Lawyers Participating In The Sunflower Movement

Lawyers Participating In The Sunflower Movement

Lawyers were present during the Sunflower Movement not only to offer their services in defending arrested protesters, but to formulate legal challenges to government actions

Lawyers have taken a leading role in many Taiwanese social movements in recent years. Lawyers, for example, have had sometimes to be ever-present in struggles against forced evictions in order to ward off development companies or police attempting to demolish buildings, carrying around all the necessary legal documents at all times. With environmental struggles as the movement against the Kuokuang naphtha cracker, lawyers pushed for legal challenges against cracker as a way to realize the demands of the movement. Likewise, lawyers are present in order to defend arrested protesters and ensure their release by police, sometimes offering their services pro bono on signs in the Legislative Yuan encampment.

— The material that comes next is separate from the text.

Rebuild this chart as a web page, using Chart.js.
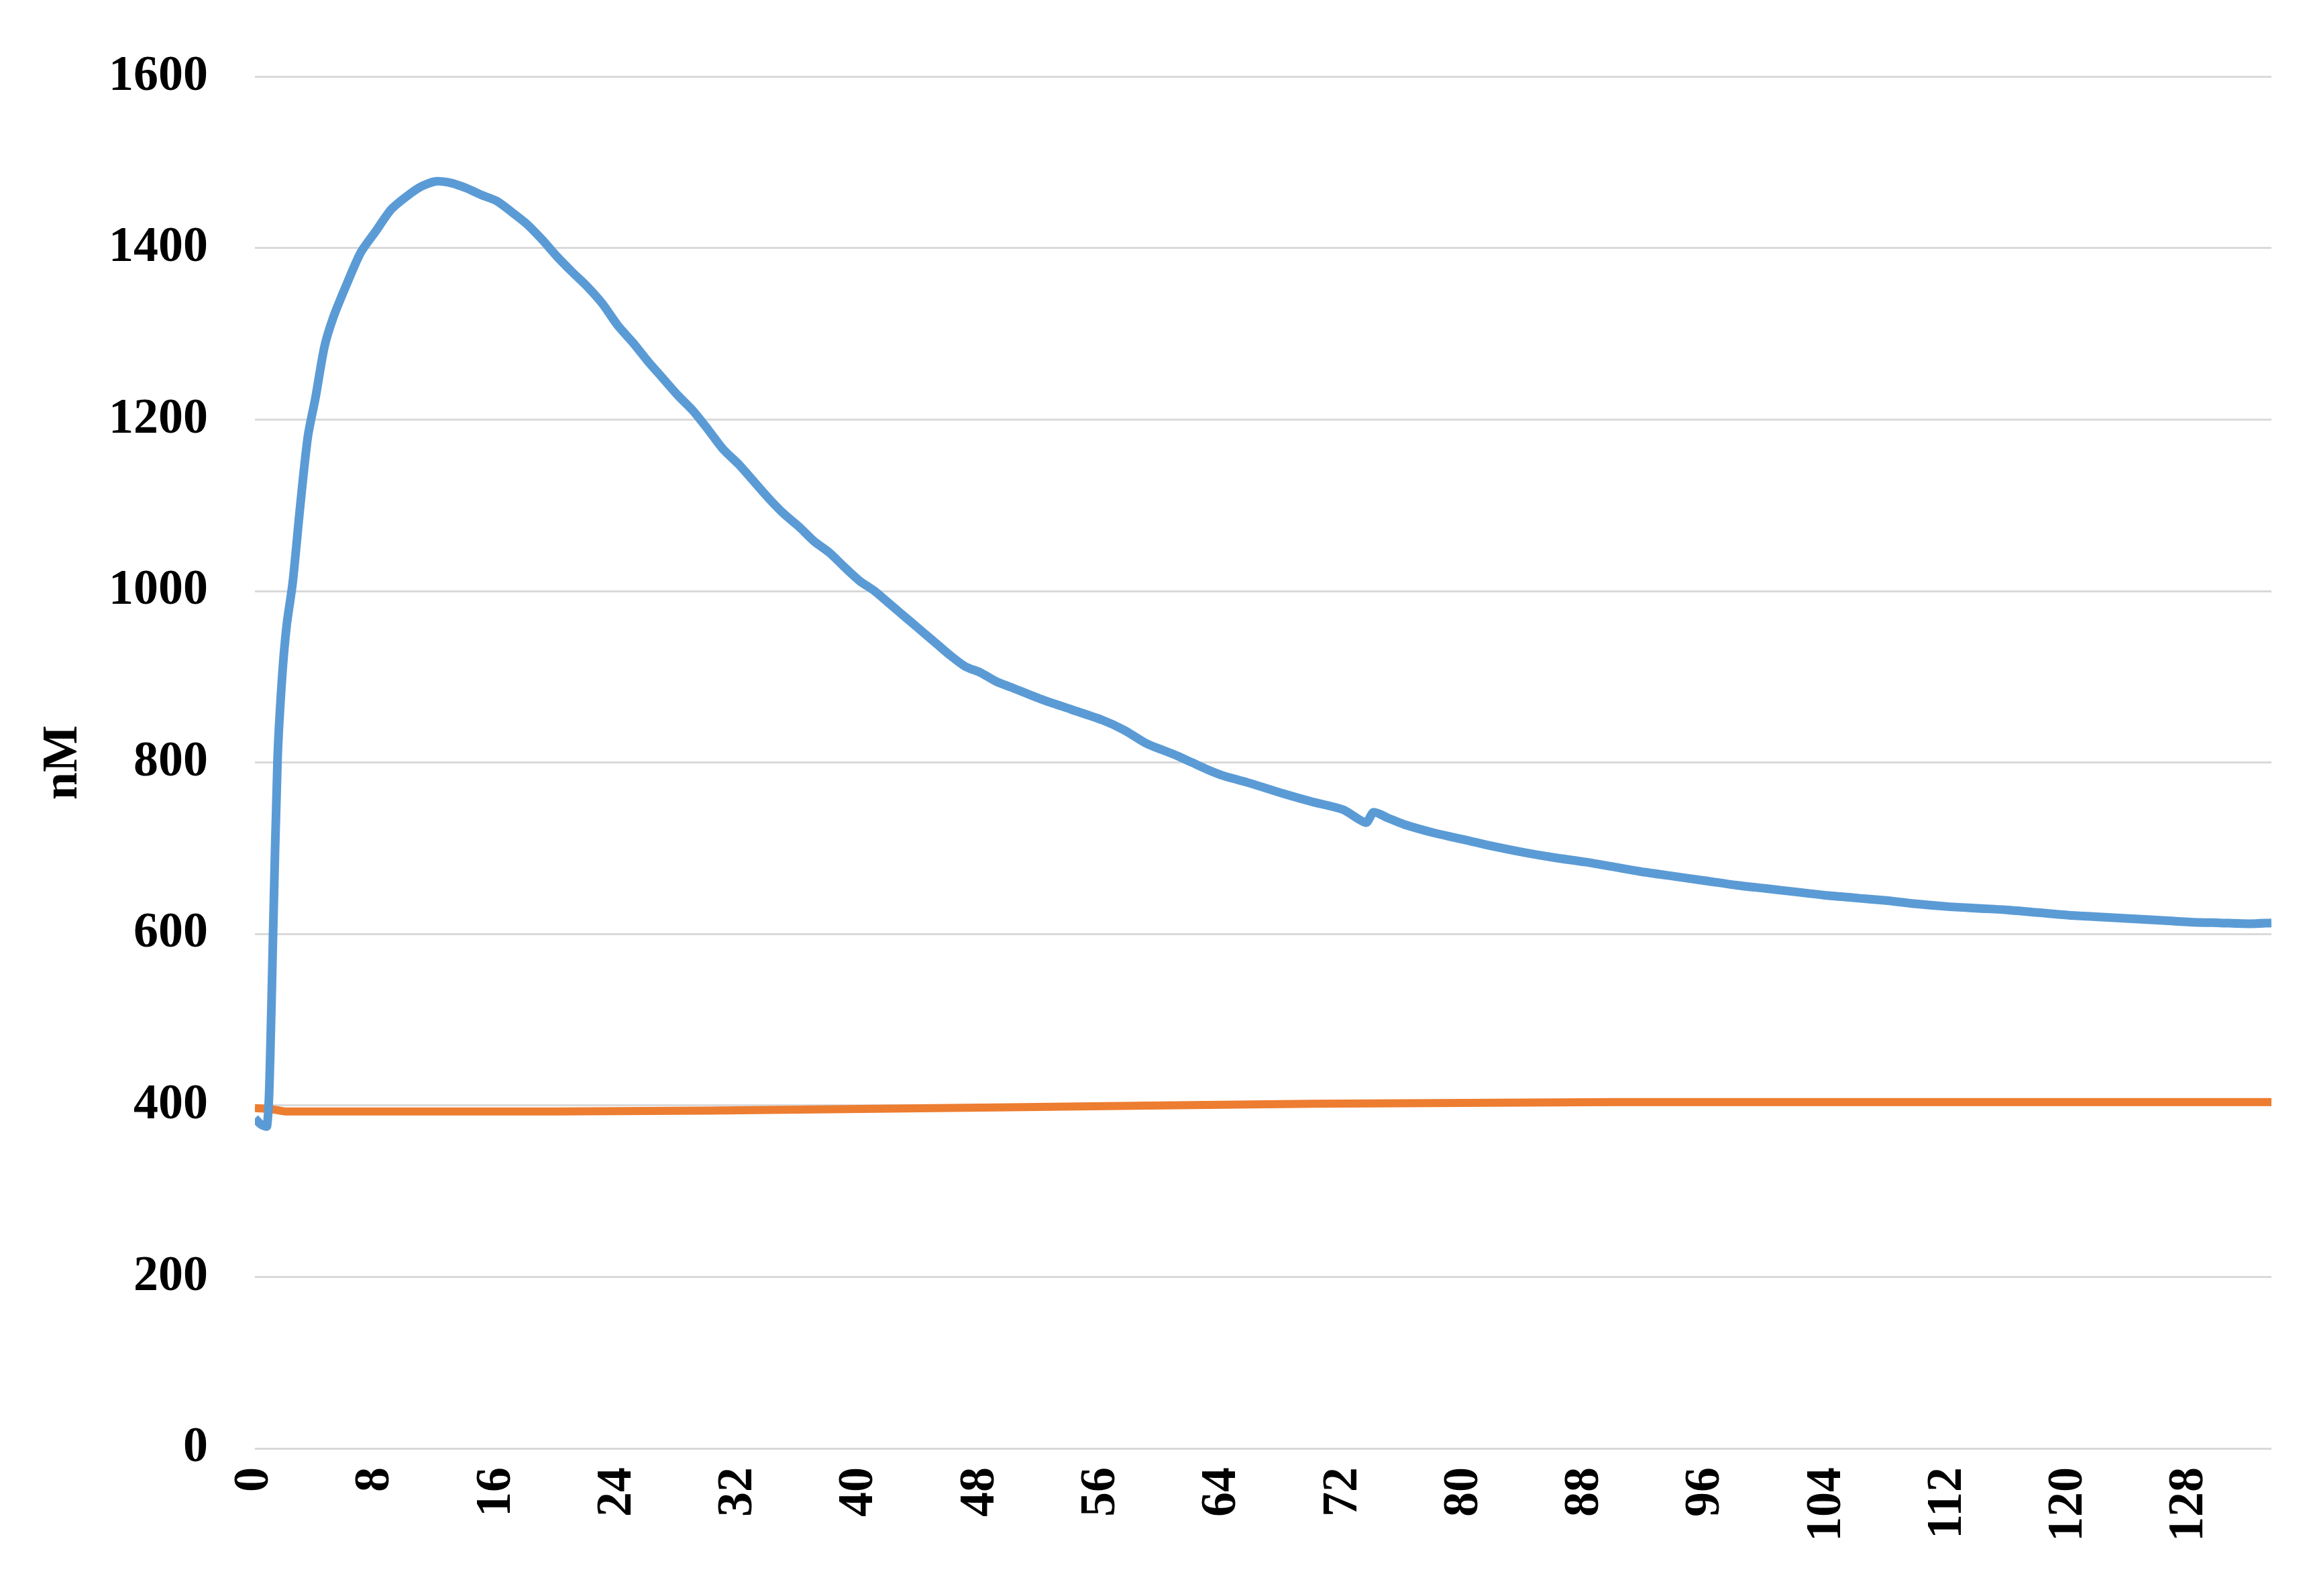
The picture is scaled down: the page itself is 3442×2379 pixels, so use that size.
<!DOCTYPE html>
<html>
<head>
<meta charset="utf-8">
<script src="https://cdn.jsdelivr.net/npm/chart.js@4/dist/chart.umd.min.js"></script>
<style>
  html, body { margin: 0; padding: 0; background: #fff; }
</style>
</head>
<body>
<canvas id="chart" width="3442" height="2379"></canvas>
<script>
// time points (x) and concentrations (nM)
var blueTimes = [0, 0.4, 0.8, 1.0, 1.2, 1.5, 1.8, 2.1, 2.5, 3.0, 3.5, 4.0, 4.6, 5.2, 6.0, 7.0, 8.0, 9.0, 10.0, 11.0, 12.0, 13.0, 14.0, 15.0, 16.0, 17.0, 18.0, 19.0, 20.0, 21.0, 22.0, 23.0, 24.0, 25.0, 26.0, 27.0, 28.0, 29.0, 30.0, 31.0, 32.0, 33.0, 34.0, 35.0, 36.0, 37.0, 38.0, 39.0, 40.0, 41.0, 42.0, 43.0, 44.0, 45.0, 46.0, 47.0, 48.0, 49.0, 50.0, 52.0, 54.0, 56.0, 57.5, 59.0, 60.0, 61.0, 62.0, 63.0, 64.0, 65.0, 66.0, 68.0, 70.0, 72.0, 73.5, 74.0, 75.0, 76.0, 78.0, 80.0, 82.0, 84.0, 86.0, 88.0, 90.0, 92.0, 94.0, 96.0, 98.0, 100.0, 102.0, 104.0, 106.0, 108.0, 110.0, 112.0, 114.0, 116.0, 118.0, 120.0, 122.0, 124.0, 126.0, 128.0, 130.0, 132.0, 133.4];
var blueValues = [385, 378, 376, 450, 600, 805, 900, 960, 1010, 1100, 1180, 1225, 1285, 1320, 1355, 1395, 1420, 1445, 1460, 1472, 1478, 1476, 1470, 1462, 1455, 1442, 1428, 1410, 1390, 1372, 1355, 1335, 1310, 1290, 1268, 1248, 1228, 1210, 1188, 1165, 1148, 1128, 1108, 1090, 1075, 1058, 1045, 1028, 1012, 1000, 985, 970, 955, 940, 925, 912, 905, 895, 888, 874, 862, 850, 838, 822, 815, 808, 800, 792, 785, 780, 775, 764, 754, 745, 730, 742, 735, 728, 718, 710, 702, 695, 689, 684, 678, 672, 667, 662, 657, 653, 649, 645, 642, 639, 635, 632, 630, 628, 625, 622, 620, 618, 616, 614, 613, 612, 613];

var orangeTimes = [0, 1, 2, 10, 20, 30, 40, 50, 60, 70, 80, 90, 100, 110, 120, 133.4];
var orangeValues = [397, 396, 393, 393, 393, 394, 396, 398, 400, 402, 403, 404, 404, 404, 404, 404];

var yTicks = [0, 200, 400, 600, 800, 1000, 1200, 1400, 1600];

function toPoints(xs, ys) {
    var pts = [];
    for (let i = 0; i < xs.length; i++) {
        pts.push({ x: xs[i], y: ys[i] });
    }
    return pts;
}

var tickFont = { family: 'Liberation Serif', weight: 'bold', size: 74 };

var chart = new Chart(document.getElementById('chart').getContext('2d'), {
    type: 'line',
    data: {
        datasets: [
            {
                label: 'blue',
                data: toPoints(blueTimes, blueValues),
                borderColor: '#5b9bd5',
                borderWidth: 13,
                pointRadius: 0,
                tension: 0.25
            },
            {
                label: 'orange',
                data: toPoints(orangeTimes, orangeValues),
                borderColor: '#ed7d31',
                borderWidth: 12,
                pointRadius: 0,
                tension: 0
            }
        ]
    },
    options: {
        responsive: false,
        devicePixelRatio: 1,
        animation: false,
        layout: { padding: { top: 78, right: 56, left: 50, bottom: 0 } },
        plugins: {
            legend: { display: false },
            tooltip: { enabled: false }
        },
        scales: {
            x: {
                type: 'linear',
                min: 0,
                max: 133.4,
                border: { display: false },
                grid: { display: false },
                afterBuildTicks: function (axis) {
                    var t = [];
                    for (let v = 0; v <= 132; v += 4) t.push({ value: v });
                    axis.ticks = t;
                },
                ticks: {
                    color: '#000',
                    font: tickFont,
                    minRotation: 90,
                    maxRotation: 90,
                    padding: 20,
                    callback: function (v) { return String(v); }
                },
                afterFit: function (axis) { axis.height = 220; }
            },
            y: {
                min: 0,
                max: 1600,
                border: { display: false },
                grid: { color: '#d9d9d9', lineWidth: 3, drawTicks: false },
                afterBuildTicks: function (axis) {
                    axis.ticks = yTicks.map(function (v) { return { value: v }; });
                },
                ticks: {
                    color: '#000',
                    font: tickFont,
                    padding: 70,
                    callback: function (v) { return String(v); }
                },
                title: {
                    display: true,
                    text: 'nM',
                    color: '#000',
                    font: tickFont,
                    padding: 0
                },
                afterFit: function (axis) { axis.width = 330; }
            }
        }
    }
});
</script>
</body>
</html>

All of these were also seen during the Sunflower Movement, in which lawyers not only attended to arrested protesters, but helped formulate the demands of the movement in terms of the Cross-straits Oversight Bill presented to legislature as a permanent solution to the issue of trade agreements with China. High-profile lawyer politicians such as then-DPP mayoral candidate Wellington Ku (顧立雄) and activist lawyer Handy Chiu (邱顯智), later a New Power Party candidate.